Ten to One or One to Ten Rule
Many companies experience difficulties regarding product acceptance to specifications simply because they fail to utilize the ten to one rule when making the choice of a measurement instrument to determine adherence to specifications.
Simply stated the “Rule of Ten” or “one to ten” is that the discrimination (resolution) of the measuring instrument should divide the tolerance of the characteristic to be measured into ten parts. In other words, the gage or measuring instrument should be 10 times as accurate as the characteristic to be measured. Many believe that this only applies to the instruments used to calibrate a gage or measuring instrument when in reality it applies to the choice of instrument for any measuring activity. The whole idea here is to choose an instrument that is capable of detecting the amount of variation present in a given characteristic.
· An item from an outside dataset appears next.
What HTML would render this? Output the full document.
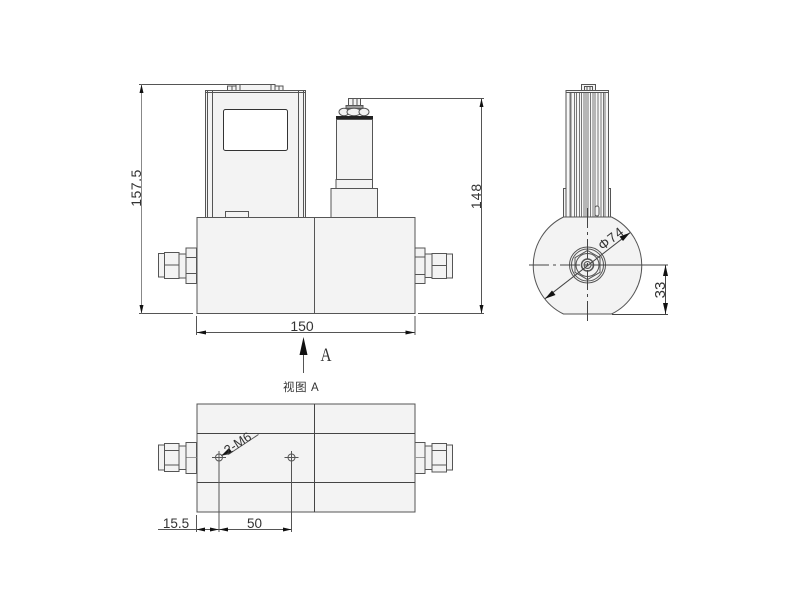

If we were to plot on a run chart the achieved values from a gage that has been selected that is one to one or even two to one resolution to the part tolerance, the graph would show almost a straight line. This is because the instrument is not capable of detecting the inherent normal variation that exists in the part.
In order to achieve reliable measurement, the instrument needs to be accurate enough to accept all good parts and reject all bad parts. Conversely the gage should not reject good parts nor accept bad ones. The real problem will arise when your company uses an instrument that is only accurate enough to measure in thousandths and accepts parts based upon that result and the customer uses gages that discriminate to ten-thousandths and reject parts sent to them for being .0008” over the specification limit.
Any company that controls their processes through the use of statistical tools will have a very difficult task to meet SPC indices of acceptable levels if the data they collect is based upon numbers achieved with gages that will not reflect the normal variation present in the process.
One statistical tool that is used to test the worthiness of a gage to control the production process is called a Gage R&R Study (Repeatability & Reproducibility). Repeatability is the ability of one operator to achieve the same results when measuring the same dimension after repeated trials. Reproducibility is the ability of multiple operators to achieve the same results when using the same gage to measure the same dimension on the same parts after repeat trials.
Acceptance of the gage to perform the task at hand is determined when after performing the test (study) meets the following criteria:
10% of the total tolerance (or process variation) or less = the gage is acceptable
11-30% = acceptable only based upon the application, and must be closely monitored.
31% or over = the gage is unacceptable for use on this application.
Often it is quite difficult to pass the gage R&R study even when the ten to one rule is used. So, in order to give yourself the advantage to be begin with, start by choosing a gage that is accurate to 1/10 th of tolerance of the characteristic to be measured.